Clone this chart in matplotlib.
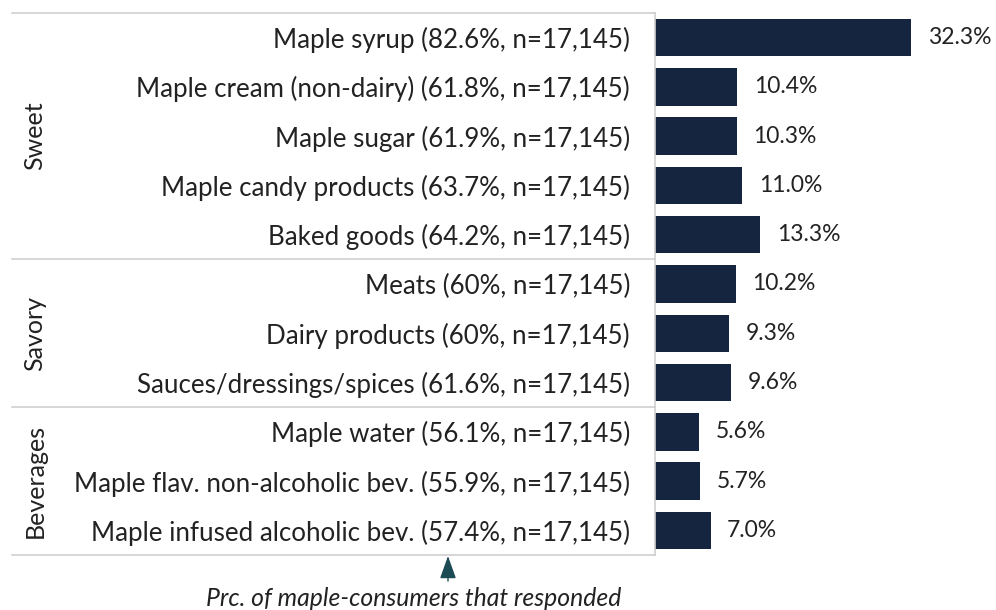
import matplotlib.pyplot as plt
from matplotlib.lines import Line2D
from matplotlib.transforms import blended_transform_factory

# ---------- Data ----------
items = [
    "Maple syrup (82.6%, n=17,145)",
    "Maple cream (non-dairy) (61.8%, n=17,145)",
    "Maple sugar (61.9%, n=17,145)",
    "Maple candy products (63.7%, n=17,145)",
    "Baked goods (64.2%, n=17,145)",
    "Meats (60%, n=17,145)",
    "Dairy products (60%, n=17,145)",
    "Sauces/dressings/spices (61.6%, n=17,145)",
    "Maple water (56.1%, n=17,145)",
    "Maple flav. non-alcoholic bev. (55.9%, n=17,145)",
    "Maple infused alcoholic bev. (57.4%, n=17,145)",
]
shares = [32.3, 10.4, 10.3, 11.0, 13.3, 10.2, 9.3, 9.6, 5.6, 5.7, 7.0]
groups = ["Sweet", "Savory", "Beverages"]
group_sizes = [5, 3, 3]

BAR = "#15253f"
GRID = "#cfcfcf"
TEXT = "#222222"

plt.rcParams["font.family"] = ["Lato", "DejaVu Sans"]

W, H = 996, 610
fig = plt.figure(figsize=(W / 100, H / 100), dpi=100)
x0, y_top, y_bot = 655, 13, 555
ax = fig.add_axes([x0 / W, 1 - y_bot / H, 1 - x0 / W, (y_bot - y_top) / H])

y = list(range(len(items)))
ax.barh(y, shares, height=0.76, color=BAR)
for yi, v in zip(y, shares):
    ax.annotate(f"{v:.1f}%", (v, yi), xytext=(12, 0), textcoords="offset points",
                va="center", ha="left", fontsize=16.5, color=TEXT)

ax.set_xlim(0, (W - x0) / 7.93)
ax.set_ylim(len(items) - 0.5, -0.5)
ax.set_yticks(y, items)
ax.tick_params(axis="y", length=0, pad=18, labelsize=18.6, labelcolor=TEXT)
ax.set_xticks([])
for s in ("top", "right", "bottom"):
    ax.spines[s].set_visible(False)
ax.spines["left"].set_color(GRID)
ax.spines["left"].set_linewidth(1.2)

# group separators and rotated group names
tr = blended_transform_factory(fig.transFigure, ax.transData)
bounds = [-0.5]
for n in group_sizes:
    bounds.append(bounds[-1] + n)
for b in bounds:
    ax.add_line(Line2D([12 / W, x0 / W], [b, b], transform=tr, color=GRID,
                       lw=1.2, clip_on=False))
for name, lo, hi in zip(groups, bounds[:-1], bounds[1:]):
    ax.text(35 / W, (lo + hi) / 2, name, transform=tr, rotation=90,
            ha="center", va="center", fontsize=18, color=TEXT)

# note under the labels
ax.annotate("", xy=(448 / W, 1 - 556 / H), xytext=(448 / W, 1 - 581 / H),
            xycoords="figure fraction", textcoords="figure fraction",
            arrowprops=dict(arrowstyle="-|>,head_length=1.4,head_width=0.5",
                            color="#1d4b55", lw=1.0, mutation_scale=10,
                            shrinkA=0, shrinkB=0))
fig.text(414 / W, 1 - 598 / H, "Prc. of maple-consumers that responded",
         ha="center", va="center", fontsize=17.8, style="italic", color=TEXT)

fig.savefig("out.png", dpi=100)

__PROBLEM DETAILS__
The data above needs to be retyped exactly, with the images left out.

__OUTPUT OF THE TASK__
Clone this chart in matplotlib.
import matplotlib.pyplot as plt
from matplotlib.lines import Line2D
from matplotlib.transforms import blended_transform_factory

# ---------- Data ----------
items = [
    "Maple syrup (82.6%, n=17,145)",
    "Maple cream (non-dairy) (61.8%, n=17,145)",
    "Maple sugar (61.9%, n=17,145)",
    "Maple candy products (63.7%, n=17,145)",
    "Baked goods (64.2%, n=17,145)",
    "Meats (60%, n=17,145)",
    "Dairy products (60%, n=17,145)",
    "Sauces/dressings/spices (61.6%, n=17,145)",
    "Maple water (56.1%, n=17,145)",
    "Maple flav. non-alcoholic bev. (55.9%, n=17,145)",
    "Maple infused alcoholic bev. (57.4%, n=17,145)",
]
shares = [32.3, 10.4, 10.3, 11.0, 13.3, 10.2, 9.3, 9.6, 5.6, 5.7, 7.0]
groups = ["Sweet", "Savory", "Beverages"]
group_sizes = [5, 3, 3]

BAR = "#15253f"
GRID = "#cfcfcf"
TEXT = "#222222"

plt.rcParams["font.family"] = ["Lato", "DejaVu Sans"]

W, H = 996, 610
fig = plt.figure(figsize=(W / 100, H / 100), dpi=100)
x0, y_top, y_bot = 655, 13, 555
ax = fig.add_axes([x0 / W, 1 - y_bot / H, 1 - x0 / W, (y_bot - y_top) / H])

y = list(range(len(items)))
ax.barh(y, shares, height=0.76, color=BAR)
for yi, v in zip(y, shares):
    ax.annotate(f"{v:.1f}%", (v, yi), xytext=(12, 0), textcoords="offset points",
                va="center", ha="left", fontsize=16.5, color=TEXT)

ax.set_xlim(0, (W - x0) / 7.93)
ax.set_ylim(len(items) - 0.5, -0.5)
ax.set_yticks(y, items)
ax.tick_params(axis="y", length=0, pad=18, labelsize=18.6, labelcolor=TEXT)
ax.set_xticks([])
for s in ("top", "right", "bottom"):
    ax.spines[s].set_visible(False)
ax.spines["left"].set_color(GRID)
ax.spines["left"].set_linewidth(1.2)

# group separators and rotated group names
tr = blended_transform_factory(fig.transFigure, ax.transData)
bounds = [-0.5]
for n in group_sizes:
    bounds.append(bounds[-1] + n)
for b in bounds:
    ax.add_line(Line2D([12 / W, x0 / W], [b, b], transform=tr, color=GRID,
                       lw=1.2, clip_on=False))
for name, lo, hi in zip(groups, bounds[:-1], bounds[1:]):
    ax.text(35 / W, (lo + hi) / 2, name, transform=tr, rotation=90,
            ha="center", va="center", fontsize=18, color=TEXT)

# note under the labels
ax.annotate("", xy=(448 / W, 1 - 556 / H), xytext=(448 / W, 1 - 581 / H),
            xycoords="figure fraction", textcoords="figure fraction",
            arrowprops=dict(arrowstyle="-|>,head_length=1.4,head_width=0.5",
                            color="#1d4b55", lw=1.0, mutation_scale=10,
                            shrinkA=0, shrinkB=0))
fig.text(414 / W, 1 - 598 / H, "Prc. of maple-consumers that responded",
         ha="center", va="center", fontsize=17.8, style="italic", color=TEXT)

fig.savefig("out.png", dpi=100)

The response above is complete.